Shouldn't Git behave identically since we added 4 bytes in both cases, but in a different manner or does the newline have something to do with this?


Solution

  • Git's "similarity index" computation is not, as far as I know, documented anywhere other than in the source, starting with diffcore-delta.c.

    To compute the similarity index for two files S (source) and D (destination), Git:

    • reads both files
    • computes a hash table of all of the chunks of file S
    • computes a second hash table of all of the chunks of file D

    The entries in these two hash tables are simply a count of occurrences of instances of that hash value (plus, as noted below, the length of the chunk).

    The hash value for a file chunk is computed by:

    • start at the current file offset (initially zero)
    • read 64 bytes or until '\n' character, whichever occurs first
    • if the file is claimed to be text and there is a '\r' before the '\n', discard the '\r'
    • hash the resulting string-of-up-to-64 bytes using the algorithm shown in the linked file

    Now that there are hash tables for both S and D, each possible hash hi appears nS times in S and nD in D (either may be zero, though the code skips right over both-zero hash values). If the number of occurrences in D is less than or the same as the number of occurrences in S—i.e., nD ≤ nS—then D "copies from S" nD times. If the number of occurrences in D exceeds the number in S (including when the number in S is zero), then D has a "literal add" of nD - nS occurrences of the hashed chunk, and D also copies all nS original occurrences as well.

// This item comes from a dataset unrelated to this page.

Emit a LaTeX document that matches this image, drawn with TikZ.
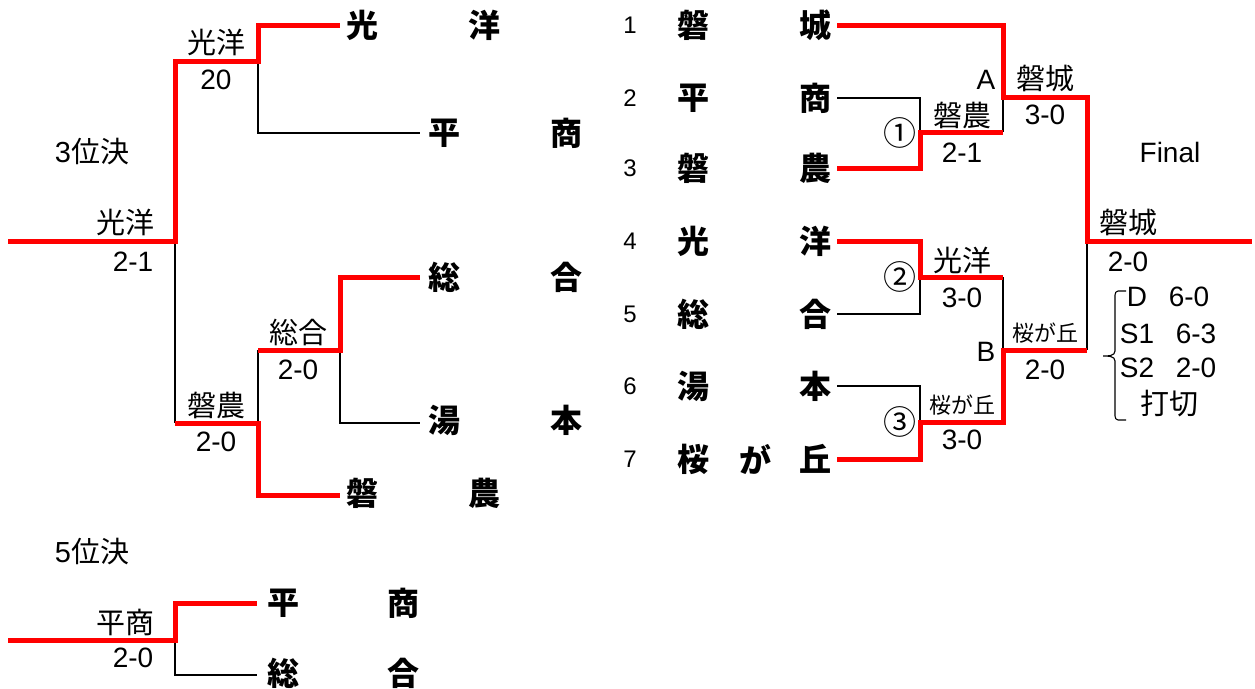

    Each hashed chunk retains its number-of-input-bytes, and these multiply the number of copies or number of additions of "chunks" to get the number of bytes copied or added. (Deletions, where D lacks items that exist in S, have only indirect effect here: the byte copy and add counts get smaller, but Git does not specifically count the deletions themselves.)

    These two values (src_copied and literal_added) computed in diffcore_count_changes are handed over to function estimate_similarity in diffcore-rename.c. It completely ignores the literal_added count (this count is used in deciding how to build packfile deltas, but not in terms of rename scoring). Instead, only the src_copied number matters:

    score = (int)(src_copied * MAX_SCORE / max_size);
    

    where max_size is the size in bytes of larger of the two input files S and D.

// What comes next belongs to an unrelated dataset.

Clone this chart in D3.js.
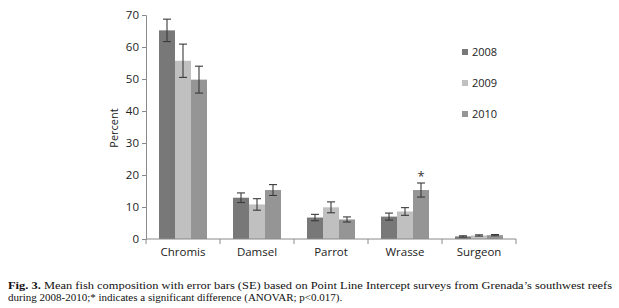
<!DOCTYPE html>
<html>
<head>
<meta charset="utf-8">
<script src="https://cdn.jsdelivr.net/npm/d3@7"></script>
<style>
  body { margin: 0; background: #fff; }
  svg { display: block; }
</style>
</head>
<body>
<div id="chart"></div>
<script>
// data
var categories = ["Chromis", "Damsel", "Parrot", "Wrasse", "Surgeon"];
var years = ["2008", "2009", "2010"];
var means = {
    "2008": [65.2, 12.9, 6.7, 7.0, 0.8],
    "2009": [55.7, 10.8, 9.9, 8.6, 1.1],
    "2010": [49.8, 15.3, 6.1, 15.3, 1.2]
};
var errors = {
    "2008": [3.5, 1.5, 1.0, 1.1, 0.2],
    "2009": [5.2, 1.8, 1.7, 1.2, 0.2],
    "2010": [4.2, 1.7, 0.8, 2.2, 0.2]
};
var yTicks = [0, 10, 20, 30, 40, 50, 60, 70];
var significant = [{ category: "Wrasse", year: "2010" }];
var colors = ["#787878", "#c0c0c0", "#959595"];

var W = 619, H = 308;
var svg = d3.select("#chart").append("svg")
    .attr("width", W)
    .attr("height", H);

var x0 = d3.scaleBand()
    .domain(categories)
    .range([146, 516])
    .paddingInner(0)
    .paddingOuter(0);

var x1 = d3.scaleBand()
    .domain(years)
    .range([13, x0.bandwidth() - 13]);

var y = d3.scaleLinear()
    .domain([0, 70])
    .range([239, 15]);

var color = d3.scaleOrdinal().domain(years).range(colors);

// bars
years.forEach(function (yr) {
    svg.append("g").selectAll("rect")
        .data(categories)
        .enter()
        .append("rect")
        .attr("x", d => x0(d) + x1(yr))
        .attr("y", (d, i) => y(means[yr][i]))
        .attr("width", x1.bandwidth())
        .attr("height", (d, i) => y(0) - y(means[yr][i]))
        .attr("fill", color(yr));
});

// error bars
years.forEach(function (yr) {
    var g = svg.append("g")
        .attr("stroke", "#3a3a3a")
        .attr("stroke-width", 1.1);
    categories.forEach(function (c, i) {
        var cx = x0(c) + x1(yr) + x1.bandwidth() / 2;
        var hi = y(means[yr][i] + errors[yr][i]);
        var lo = y(means[yr][i] - errors[yr][i]);
        g.append("line").attr("x1", cx).attr("x2", cx).attr("y1", hi).attr("y2", lo);
        g.append("line").attr("x1", cx - 4).attr("x2", cx + 4).attr("y1", hi).attr("y2", hi);
        g.append("line").attr("x1", cx - 4).attr("x2", cx + 4).attr("y1", lo).attr("y2", lo);
    });
});

// significance star
significant.forEach(function (s) {
    var i = categories.indexOf(s.category);
    svg.append("text")
        .attr("x", x0(s.category) + x1(s.year) + x1.bandwidth() / 2)
        .attr("y", y(means[s.year][i] + errors[s.year][i]) - 2)
        .attr("text-anchor", "middle")
        .style("font-family", "'Open Sans', sans-serif")
        .style("font-size", "13px")
        .attr("fill", "#333")
        .text("*");
});

// y axis
var yAxis = svg.append("g")
    .attr("transform", "translate(146,0)")
    .call(d3.axisLeft(y).tickValues(yTicks).tickSize(4).tickPadding(3));
yAxis.select(".domain").attr("stroke", "#8a8a8a");
yAxis.selectAll(".tick line").attr("stroke", "#8a8a8a");
yAxis.selectAll(".tick text")
    .style("font-family", "'Open Sans', sans-serif")
    .style("font-size", "11.5px")
    .attr("fill", "#222");

// x axis: ticks at category boundaries
svg.append("line")
    .attr("x1", 146).attr("x2", 516)
    .attr("y1", y(0)).attr("y2", y(0))
    .attr("stroke", "#8a8a8a");
svg.append("g").selectAll("line")
    .data(categories.concat(["end"]))
    .enter()
    .append("line")
    .attr("x1", (d, i) => i < categories.length ? x0(d) : x0.range()[1])
    .attr("x2", (d, i) => i < categories.length ? x0(d) : x0.range()[1])
    .attr("y1", y(0))
    .attr("y2", y(0) + 5)
    .attr("stroke", "#8a8a8a");
svg.append("g").selectAll("text")
    .data(categories)
    .enter()
    .append("text")
    .attr("x", d => x0(d) + x0.bandwidth() / 2)
    .attr("y", 256)
    .attr("text-anchor", "middle")
    .style("font-family", "'Open Sans', sans-serif")
    .style("font-size", "11.5px")
    .attr("fill", "#222")
    .text(d => d);

// axis label
svg.append("text")
    .attr("transform", "translate(118,128) rotate(-90)")
    .attr("text-anchor", "middle")
    .style("font-family", "'Open Sans', sans-serif")
    .style("font-size", "11px")
    .attr("fill", "#222")
    .text("Percent");

// legend
var legend = svg.append("g").selectAll("g")
    .data(years)
    .enter()
    .append("g")
    .attr("transform", (d, i) => "translate(462," + (52 + i * 31) + ")");
legend.append("rect")
    .attr("x", 0).attr("y", -3)
    .attr("width", 6).attr("height", 6)
    .attr("fill", d => color(d));
legend.append("text")
    .attr("x", 10).attr("y", 4)
    .style("font-family", "'Open Sans', sans-serif")
    .style("font-size", "11px")
    .attr("fill", "#222")
    .text(d => d);

// caption
var cap = svg.append("text")
    .attr("x", 8).attr("y", 289)
    .style("font-family", "'Liberation Serif', 'Times New Roman', serif")
    .style("font-size", "11px")
    .attr("fill", "#111")
    .attr("textLength", 604)
    .attr("lengthAdjust", "spacingAndGlyphs");
cap.append("tspan").style("font-weight", "bold").text("Fig. 3.");
cap.append("tspan").text(" Mean fish composition with error bars (SE) based on Point Line Intercept surveys from Grenada\u2019s southwest reefs");
svg.append("text")
    .attr("x", 8).attr("y", 301)
    .style("font-family", "'Liberation Serif', 'Times New Roman', serif")
    .style("font-size", "11px")
    .attr("fill", "#111")
    .text("during 2008-2010;* indicates a significant difference (ANOVAR; p<0.017).");
</script>
</body>
</html>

    Note that there is an earlier computation:

    max_size = ((src->size > dst->size) ? src->size : dst->size);
    base_size = ((src->size < dst->size) ? src->size : dst->size);
    delta_size = max_size - base_size;
    

    and if the two files have changed size "too much":

    if (max_size * (MAX_SCORE-minimum_score) < delta_size * MAX_SCORE)
            return 0;
    

    we never even get into the diffcore-delta.c code to hash them. The minimum_score here is the argument to -M or --find-renames, converted to a scaled number. MAX_SCORE is 60000.0 (type double), so the default minimum_score, when you use the default -M50%, is 30000 (half of 60000). Except for the case of CR-before-LF eating, though, this particular shortcut should not affect the outcome of the more expensive similarity computation.

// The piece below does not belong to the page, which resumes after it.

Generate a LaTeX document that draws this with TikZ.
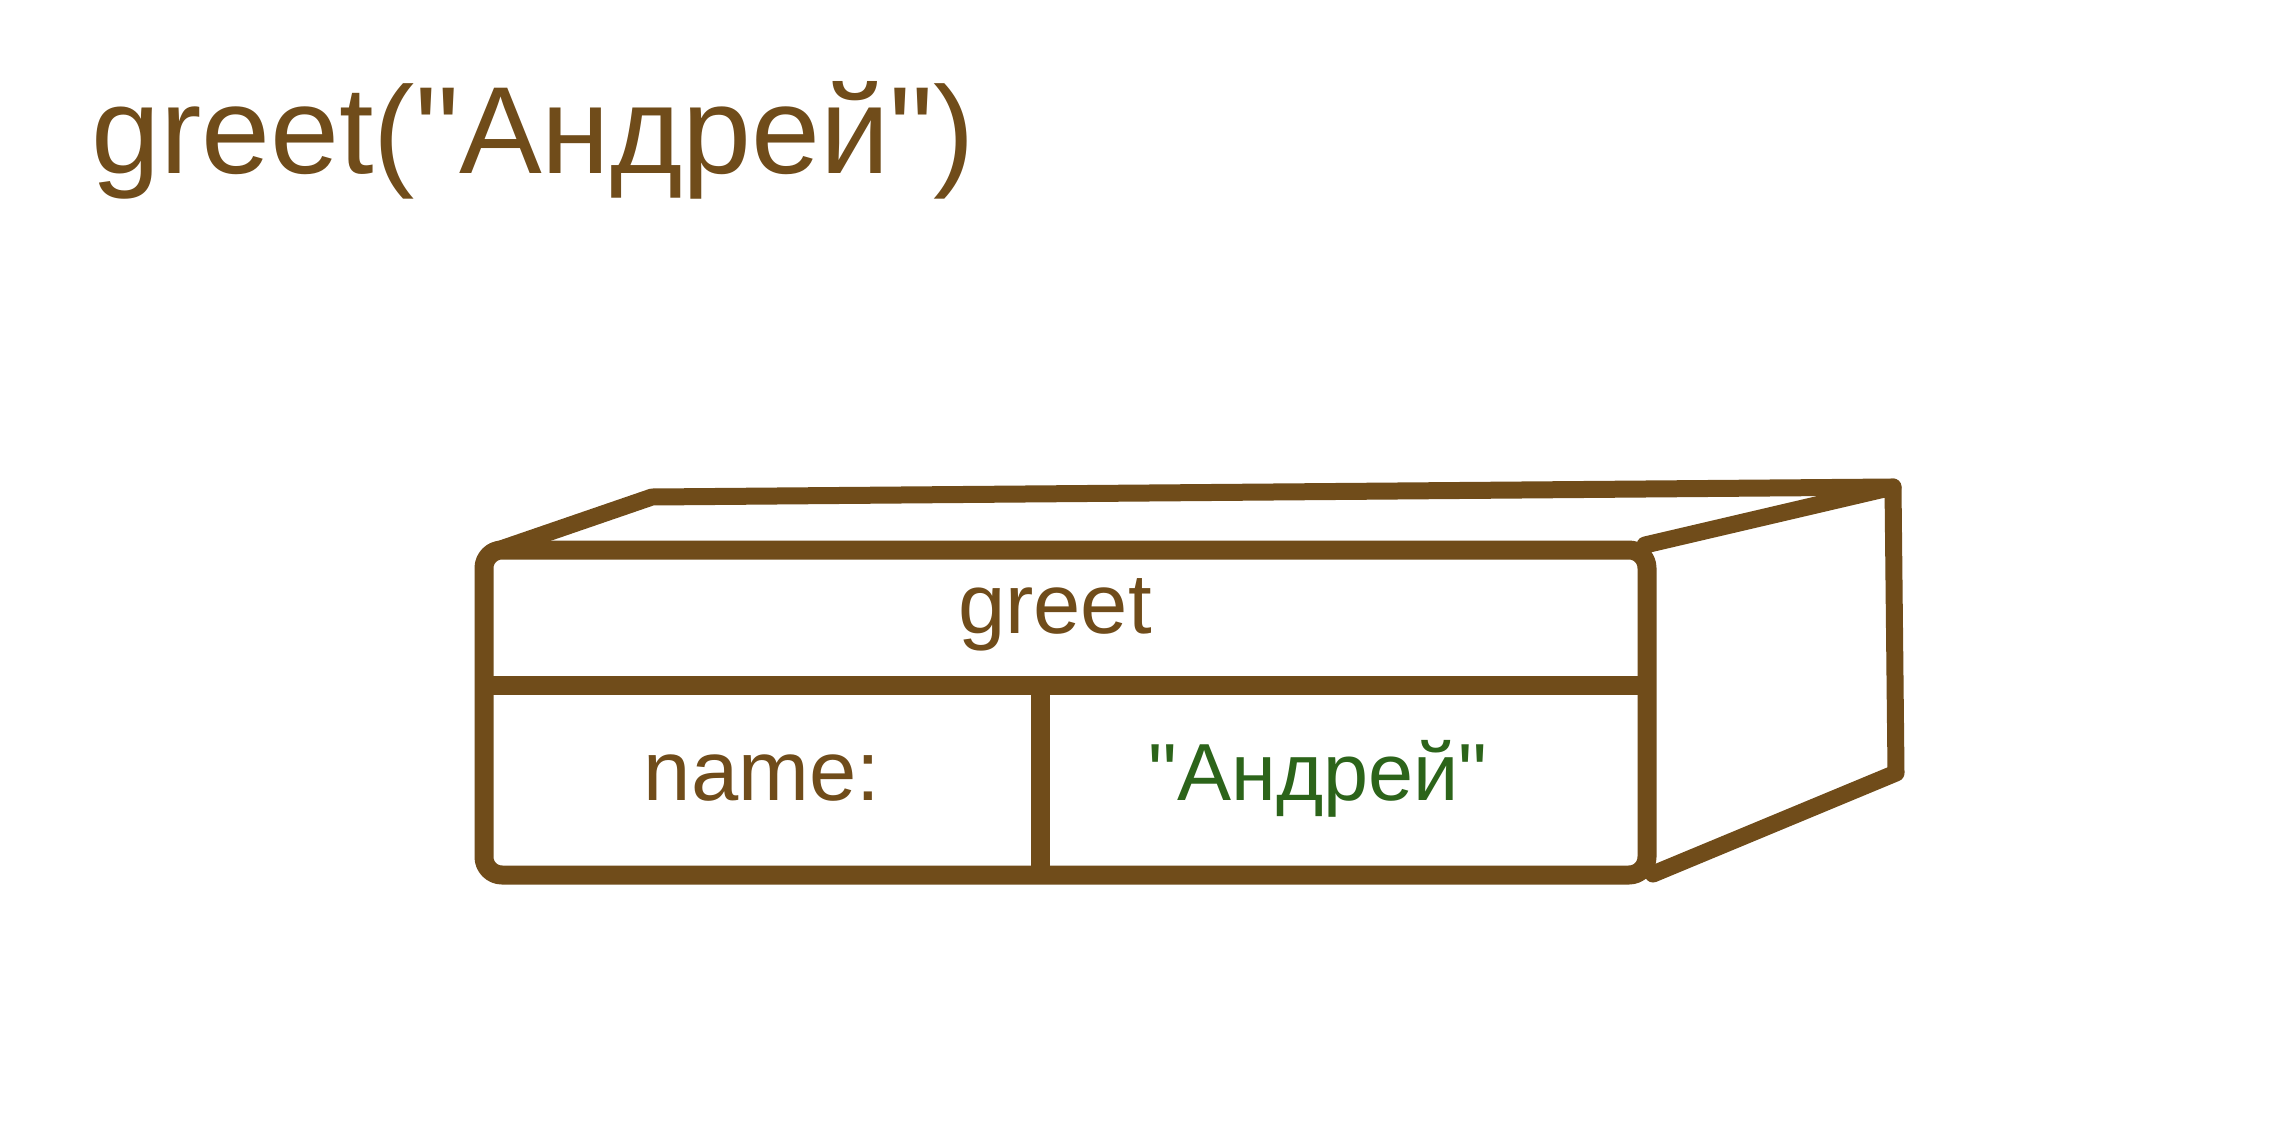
\documentclass[tikz,border=0pt]{standalone}
\usepackage{fontspec}
\newfontfamily\lsans{Liberation Sans}
\definecolor{boxbrown}{RGB}{112,76,26}
\definecolor{strgreen}{RGB}{44,100,26}
\begin{document}
\begin{tikzpicture}[x=1pt,y=-1pt,
  frontline/.style={draw=boxbrown,line width=19pt,line cap=round,line join=round},
  backline/.style={draw=boxbrown,line width=17pt,line cap=round,line join=round},
  titletext/.style={inner sep=0pt,text=boxbrown,font=\lsans\fontsize{124}{150}\selectfont},
  celltext/.style={inner sep=0pt,font=\lsans\fontsize{85}{100}\selectfont}]
\useasboundingbox[fill=white] (0,0) rectangle (2294,1130);
% title
\node[titletext,anchor=base west] (title) at (91,173) {greet("Андрей")};
% back wireframe
\coordinate (ftl) at (492,552);
\coordinate (btl) at (652,497);
\coordinate (btr) at (1893,487);
\coordinate (ftr) at (1645,545);
\coordinate (bbr) at (1896,773);
\coordinate (fbr) at (1653,874);
\draw[backline] (ftl) -- (btl) -- (btr);
\draw[backline] (ftr) -- (btr) -- (bbr) -- (fbr);
% front box
\draw[frontline,fill=white,rounded corners=18pt] (484,550) rectangle (1647,875);
\draw[frontline,line cap=butt] (484,685) -- (1647,685);
\draw[frontline,line cap=butt] (1040,685) -- (1040,875);
% texts
\node[celltext,text=boxbrown,anchor=base] (fname) at (1055,633) {greet};
\node[celltext,text=boxbrown,anchor=base] (pname) at (762,800) {name:};
\node[celltext,text=strgreen,anchor=base,font=\lsans\fontsize{81}{100}\selectfont] (pval) at (1318,800) {"Андрей"};
\end{tikzpicture}
\end{document}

    [Edit: this is now obsolete:] git status always uses the default. There is no knob to change the threshold (nor the number of files allowed in the rename-finding queue). If there were the code would go here, setting the rename_score field of the diff options. Until Git version 2.18.0, there was no way to control this for git status. In Git 2.18.0 and later, git status has the same --find-renames option as git diff. The status.renames option in the Git configuration enables any default detection, and if unset, git status obeys the diff.renames setting; see the git config documentation and the git status documentation.